Boolean Disjunctive Normal Form

I'm trying to get $\displaystyle f(a,b,c) = (a'b)'(a+c)'+a(c+b')+ab'(c+a')$ into DNF and was wondering what happens when I get terms that don't have all three boolean algebras in them or two of the same in a group?

Solving, I get:

$\displaystyle (a+b')(a'c')+(ac+ab')+(ab'c+ab'a')$

$\displaystyle aa'c'+b'a'c'+ac+ab'+ab'c+ab'a'$

Do I just drop everything other than $\displaystyle b'a'c'$ and $\displaystyle ab'c$?

Re: Boolean Disjunctive Normal Form

Quote:

Originally Posted by

**terrorsquid** what happens when I get terms that don't have all three boolean algebras

Boolean *variables*.

We have xx = x, x'x' = x', xx' = 0, and x0 = 0. Therefore, when a literal (a variable or its negation) occurs several times in a conjunction, just one occurrence can be left. If two opposite literals (x and x') occur in a conjunction, the whole conjunction is always false and can be removed.

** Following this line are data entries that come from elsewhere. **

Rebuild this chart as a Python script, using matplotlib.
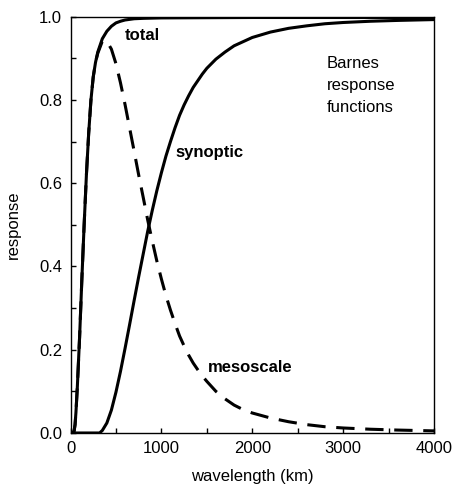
import matplotlib
matplotlib.use("Agg")
import matplotlib.pyplot as plt
from matplotlib.ticker import MultipleLocator, FormatStrFormatter

plt.rcParams['font.family'] = ['Liberation Sans', 'DejaVu Sans']

# Barnes response curves (wavelength in km, response 0..1)
total_km = [0, 25, 40, 50, 60, 75, 100, 125, 150, 175, 200, 225, 250, 275,
            300, 350, 400, 450, 500, 550, 600, 700, 800, 1000, 2000, 4000]
total_resp = [0.0, 0.0, 0.005, 0.02, 0.05, 0.11, 0.23, 0.37, 0.50, 0.62, 0.72,
              0.80, 0.855, 0.89, 0.915, 0.947, 0.965, 0.977, 0.985, 0.989,
              0.992, 0.995, 0.996, 0.997, 0.998, 0.998]

synoptic_km = [0, 320, 350, 400, 450, 500, 550, 600, 650, 700, 750, 800, 850,
               900, 950, 1000, 1050, 1100, 1150, 1200, 1250, 1300, 1350, 1400,
               1450, 1500, 1600, 1700, 1800, 1900, 2000, 2200, 2400, 2600,
               2800, 3000, 3300, 3600, 4000]
synoptic_resp = [0.0, 0.0, 0.006, 0.024, 0.055, 0.098, 0.148, 0.203, 0.26,
                 0.318, 0.375, 0.43, 0.485, 0.535, 0.582, 0.625, 0.665, 0.70,
                 0.733, 0.763, 0.788, 0.81, 0.83, 0.846, 0.862, 0.876, 0.898,
                 0.915, 0.93, 0.94, 0.95, 0.963, 0.972, 0.978, 0.983, 0.986,
                 0.989, 0.991, 0.993]

meso_km = [0, 25, 40, 50, 60, 75, 100, 125, 150, 175, 200, 225, 250, 275, 300,
           350, 400, 450, 500, 550, 600, 650, 700, 750, 800, 850, 900, 950,
           1000, 1050, 1100, 1150, 1200, 1250, 1300, 1350, 1400, 1450, 1500,
           1600, 1700, 1800, 1900, 2000, 2200, 2400, 2600, 2800, 3000, 3300,
           3600, 4000]
meso_resp = [0.0, 0.0, 0.005, 0.02, 0.05, 0.11, 0.23, 0.37, 0.50, 0.62, 0.72,
             0.80, 0.855, 0.89, 0.912, 0.941, 0.941, 0.922, 0.887, 0.841,
             0.789, 0.733, 0.677, 0.62, 0.566, 0.511, 0.461, 0.413, 0.37,
             0.33, 0.295, 0.263, 0.233, 0.209, 0.187, 0.168, 0.152, 0.137,
             0.124, 0.10, 0.082, 0.067, 0.056, 0.048, 0.036, 0.027, 0.02,
             0.015, 0.012, 0.009, 0.007, 0.005]

fig = plt.figure(figsize=(4.54, 4.86), dpi=100)
ax = fig.add_axes([0.1553, 0.1091, 0.8007, 0.8566])

ax.plot(meso_km, meso_resp, color='black', lw=2.2, dashes=(6, 3.5),
        dash_capstyle='butt', zorder=2)
ax.plot(synoptic_km, synoptic_resp, color='black', lw=2.2, zorder=3)
ax.plot(total_km, total_resp, color='black', lw=2.2, zorder=3)

ax.set_xlim(0, 4000)
ax.set_ylim(0, 1.0)
ax.xaxis.set_major_locator(MultipleLocator(1000))
ax.xaxis.set_minor_locator(MultipleLocator(500))
ax.yaxis.set_major_locator(MultipleLocator(0.2))
ax.yaxis.set_minor_locator(MultipleLocator(0.1))
ax.yaxis.set_major_formatter(FormatStrFormatter('%.1f'))
ax.tick_params(which='both', direction='in', length=3.5, width=1,
               labelsize=12, pad=6, top=False, right=False)
for s in ax.spines.values():
    s.set_linewidth(1.0)

ax.set_xlabel('wavelength (km)', fontsize=12, labelpad=9)
ax.set_ylabel('response', fontsize=12, labelpad=13)

ax.text(600, 0.944, 'total', fontsize=12, fontweight='bold', va='baseline')
ax.text(1150, 0.664, 'synoptic', fontsize=12, fontweight='bold', va='baseline')
ax.text(1516, 0.147, 'mesoscale', fontsize=12, fontweight='bold', va='baseline')
ax.text(2822, 0.876, 'Barnes', fontsize=12, va='baseline')
ax.text(2822, 0.824, 'response', fontsize=12, va='baseline')
ax.text(2822, 0.772, 'functions', fontsize=12, va='baseline')

fig.savefig('out.png', dpi=100)
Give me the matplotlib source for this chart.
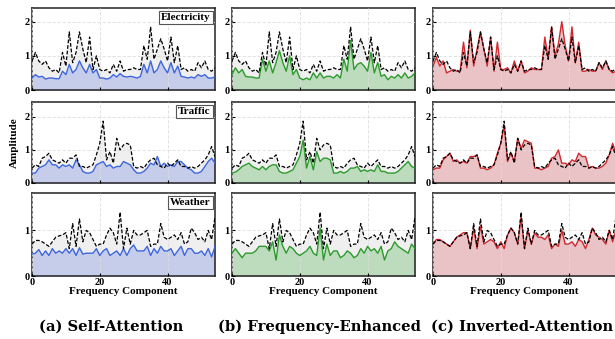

Finally, what you do when not all variables occur in a conjunction depends on the definition of the DNF. According to Wikipedia, DNF that requires variables to appear exactly once in every clause is called full DNF. If you need that, use the fact that x1 = x and 1 = x + x'. So, e.g., ac = a1c = a(b + b')c = abc + ab'c.